▶ **Set problem**
Retype only what runs from the beginning of the data through the line with "Chart.register(...registerables);"; please omit the pictures and keep every line exact.

▶ **Items**
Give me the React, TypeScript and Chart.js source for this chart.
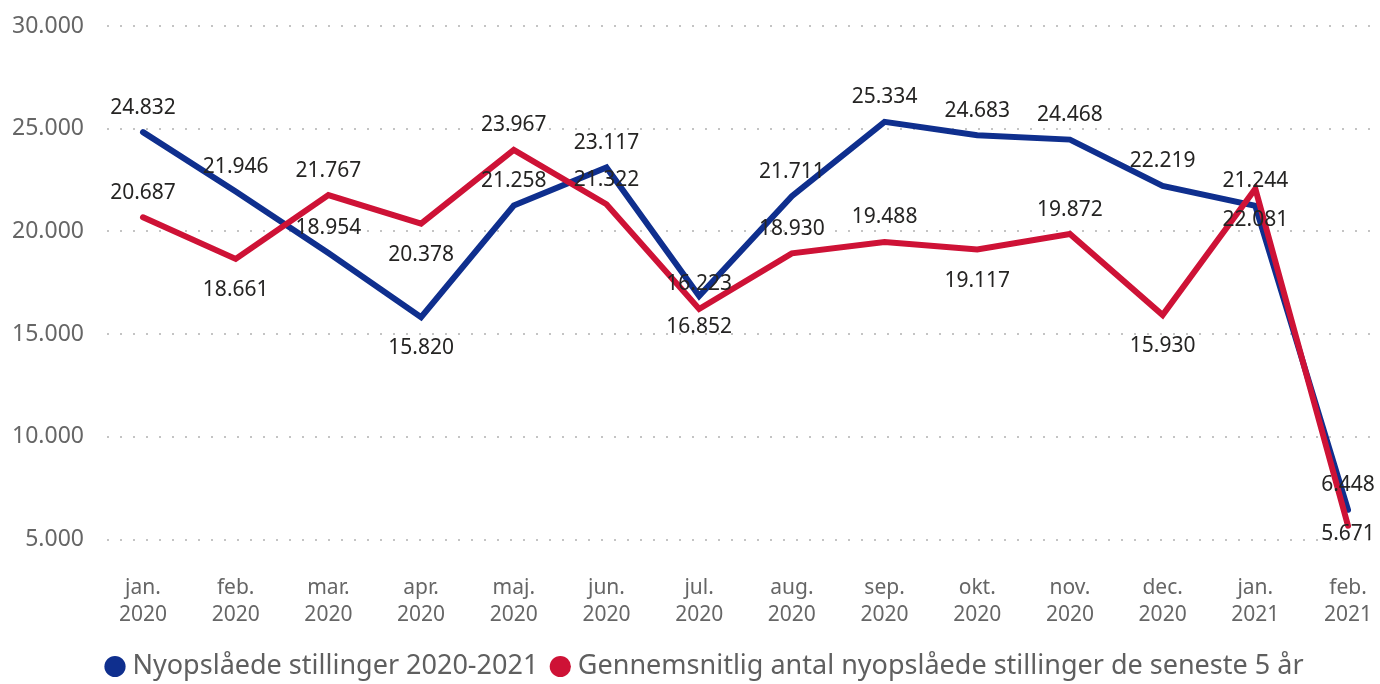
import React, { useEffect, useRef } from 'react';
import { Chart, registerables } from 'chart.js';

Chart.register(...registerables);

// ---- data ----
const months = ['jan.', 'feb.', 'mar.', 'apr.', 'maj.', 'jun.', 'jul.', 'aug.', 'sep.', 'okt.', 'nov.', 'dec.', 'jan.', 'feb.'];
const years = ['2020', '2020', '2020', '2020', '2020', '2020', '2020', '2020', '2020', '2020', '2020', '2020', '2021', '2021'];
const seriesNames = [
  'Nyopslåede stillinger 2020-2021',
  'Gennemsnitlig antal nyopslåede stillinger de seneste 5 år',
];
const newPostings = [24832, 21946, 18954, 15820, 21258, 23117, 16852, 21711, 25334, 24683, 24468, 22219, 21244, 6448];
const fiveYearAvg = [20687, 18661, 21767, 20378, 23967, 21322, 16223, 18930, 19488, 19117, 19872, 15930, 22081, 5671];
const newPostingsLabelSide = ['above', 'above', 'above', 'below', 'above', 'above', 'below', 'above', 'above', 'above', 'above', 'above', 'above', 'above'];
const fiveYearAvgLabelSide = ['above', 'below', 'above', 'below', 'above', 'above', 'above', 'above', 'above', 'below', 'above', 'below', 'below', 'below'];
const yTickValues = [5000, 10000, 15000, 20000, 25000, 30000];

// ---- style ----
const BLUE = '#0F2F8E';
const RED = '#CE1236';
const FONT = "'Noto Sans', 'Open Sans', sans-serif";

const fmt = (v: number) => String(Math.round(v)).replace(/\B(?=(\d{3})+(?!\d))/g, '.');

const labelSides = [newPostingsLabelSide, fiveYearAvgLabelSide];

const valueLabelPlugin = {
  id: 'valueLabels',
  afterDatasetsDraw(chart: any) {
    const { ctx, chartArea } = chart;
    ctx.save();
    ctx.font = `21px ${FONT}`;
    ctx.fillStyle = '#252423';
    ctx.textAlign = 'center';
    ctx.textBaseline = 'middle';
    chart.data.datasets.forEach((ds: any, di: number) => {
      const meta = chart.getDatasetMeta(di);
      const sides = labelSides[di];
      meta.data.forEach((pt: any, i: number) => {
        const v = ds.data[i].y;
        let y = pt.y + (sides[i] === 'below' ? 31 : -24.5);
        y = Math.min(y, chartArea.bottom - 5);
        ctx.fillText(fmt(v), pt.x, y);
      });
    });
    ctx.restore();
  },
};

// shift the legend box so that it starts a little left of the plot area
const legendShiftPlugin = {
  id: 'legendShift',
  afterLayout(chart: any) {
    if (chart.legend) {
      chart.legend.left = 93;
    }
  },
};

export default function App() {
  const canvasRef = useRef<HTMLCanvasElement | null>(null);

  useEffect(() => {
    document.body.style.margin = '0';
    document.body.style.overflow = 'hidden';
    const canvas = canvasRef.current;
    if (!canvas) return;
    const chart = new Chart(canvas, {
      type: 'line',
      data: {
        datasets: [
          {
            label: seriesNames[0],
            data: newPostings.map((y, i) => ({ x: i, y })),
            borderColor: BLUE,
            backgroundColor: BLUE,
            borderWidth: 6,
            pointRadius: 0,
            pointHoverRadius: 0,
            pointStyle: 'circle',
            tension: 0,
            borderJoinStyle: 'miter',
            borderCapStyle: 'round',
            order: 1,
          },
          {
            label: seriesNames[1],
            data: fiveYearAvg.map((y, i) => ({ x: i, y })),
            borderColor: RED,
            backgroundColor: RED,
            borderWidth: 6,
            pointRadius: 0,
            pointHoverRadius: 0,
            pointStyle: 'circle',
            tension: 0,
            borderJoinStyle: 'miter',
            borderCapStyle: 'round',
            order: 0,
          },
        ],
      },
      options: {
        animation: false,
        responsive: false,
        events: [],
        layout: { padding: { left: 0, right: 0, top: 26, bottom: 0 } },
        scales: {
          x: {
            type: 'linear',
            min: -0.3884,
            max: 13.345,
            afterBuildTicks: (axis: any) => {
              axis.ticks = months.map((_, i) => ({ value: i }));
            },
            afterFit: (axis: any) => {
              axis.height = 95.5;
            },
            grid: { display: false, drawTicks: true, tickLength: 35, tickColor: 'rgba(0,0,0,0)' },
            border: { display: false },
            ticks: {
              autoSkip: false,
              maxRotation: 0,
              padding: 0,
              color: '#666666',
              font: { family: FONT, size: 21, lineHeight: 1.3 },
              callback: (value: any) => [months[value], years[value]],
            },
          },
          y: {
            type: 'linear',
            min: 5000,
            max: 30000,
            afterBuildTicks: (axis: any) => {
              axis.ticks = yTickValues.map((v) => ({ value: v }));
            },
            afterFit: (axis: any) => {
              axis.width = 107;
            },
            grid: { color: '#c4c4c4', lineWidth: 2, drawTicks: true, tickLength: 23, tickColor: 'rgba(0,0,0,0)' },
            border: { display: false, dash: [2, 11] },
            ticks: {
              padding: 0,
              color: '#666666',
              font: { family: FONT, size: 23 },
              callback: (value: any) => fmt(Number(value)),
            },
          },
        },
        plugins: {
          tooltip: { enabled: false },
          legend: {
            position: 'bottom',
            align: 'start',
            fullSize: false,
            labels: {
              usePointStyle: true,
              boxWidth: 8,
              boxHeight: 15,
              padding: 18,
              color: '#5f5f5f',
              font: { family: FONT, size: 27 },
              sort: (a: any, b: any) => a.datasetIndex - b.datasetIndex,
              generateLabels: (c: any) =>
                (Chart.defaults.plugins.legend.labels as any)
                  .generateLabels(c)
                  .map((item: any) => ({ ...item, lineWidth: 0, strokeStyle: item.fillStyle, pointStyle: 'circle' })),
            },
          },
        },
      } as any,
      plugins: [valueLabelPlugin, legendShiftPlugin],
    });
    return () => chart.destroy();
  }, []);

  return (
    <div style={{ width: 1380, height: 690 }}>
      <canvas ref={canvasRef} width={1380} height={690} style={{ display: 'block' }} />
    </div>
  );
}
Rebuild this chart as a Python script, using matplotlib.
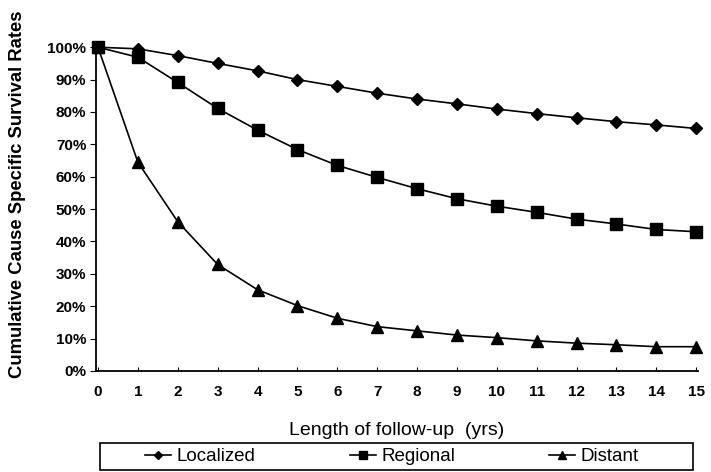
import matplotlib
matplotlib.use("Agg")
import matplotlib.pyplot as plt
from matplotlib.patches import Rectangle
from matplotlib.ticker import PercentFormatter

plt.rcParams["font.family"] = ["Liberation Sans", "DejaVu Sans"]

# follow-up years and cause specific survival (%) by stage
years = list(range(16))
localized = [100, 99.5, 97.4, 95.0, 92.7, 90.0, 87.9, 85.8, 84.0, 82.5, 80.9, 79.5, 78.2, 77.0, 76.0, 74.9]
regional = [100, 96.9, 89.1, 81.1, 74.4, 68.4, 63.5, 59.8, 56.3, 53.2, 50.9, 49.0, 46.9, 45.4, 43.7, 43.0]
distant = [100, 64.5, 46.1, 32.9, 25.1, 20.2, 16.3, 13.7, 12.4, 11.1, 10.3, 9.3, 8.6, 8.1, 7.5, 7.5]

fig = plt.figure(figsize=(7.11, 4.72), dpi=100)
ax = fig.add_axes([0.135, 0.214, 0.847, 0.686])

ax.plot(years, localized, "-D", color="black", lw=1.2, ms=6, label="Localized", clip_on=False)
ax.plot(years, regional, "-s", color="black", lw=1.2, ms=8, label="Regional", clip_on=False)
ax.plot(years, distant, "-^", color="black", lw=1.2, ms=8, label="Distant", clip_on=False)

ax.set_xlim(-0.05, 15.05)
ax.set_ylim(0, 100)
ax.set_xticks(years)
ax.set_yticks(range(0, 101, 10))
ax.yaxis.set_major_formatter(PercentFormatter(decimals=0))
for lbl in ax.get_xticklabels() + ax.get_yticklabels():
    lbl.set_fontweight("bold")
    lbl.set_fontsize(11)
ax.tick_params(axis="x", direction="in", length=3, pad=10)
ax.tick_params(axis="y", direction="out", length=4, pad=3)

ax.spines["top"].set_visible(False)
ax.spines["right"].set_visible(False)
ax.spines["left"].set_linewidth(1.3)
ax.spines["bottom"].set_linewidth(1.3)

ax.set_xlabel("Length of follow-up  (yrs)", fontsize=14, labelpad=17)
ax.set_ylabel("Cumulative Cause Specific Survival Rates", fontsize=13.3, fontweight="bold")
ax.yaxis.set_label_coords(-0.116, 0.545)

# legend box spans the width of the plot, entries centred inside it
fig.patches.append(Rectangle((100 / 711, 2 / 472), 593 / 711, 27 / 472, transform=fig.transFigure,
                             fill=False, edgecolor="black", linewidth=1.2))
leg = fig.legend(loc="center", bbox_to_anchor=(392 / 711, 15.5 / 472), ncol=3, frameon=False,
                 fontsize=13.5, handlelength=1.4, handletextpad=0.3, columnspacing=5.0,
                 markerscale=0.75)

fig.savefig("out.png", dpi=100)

▶ **Complete output**
Give me the React, TypeScript and Chart.js source for this chart.
import React, { useEffect, useRef } from 'react';
import { Chart, registerables } from 'chart.js';

Chart.register(...registerables);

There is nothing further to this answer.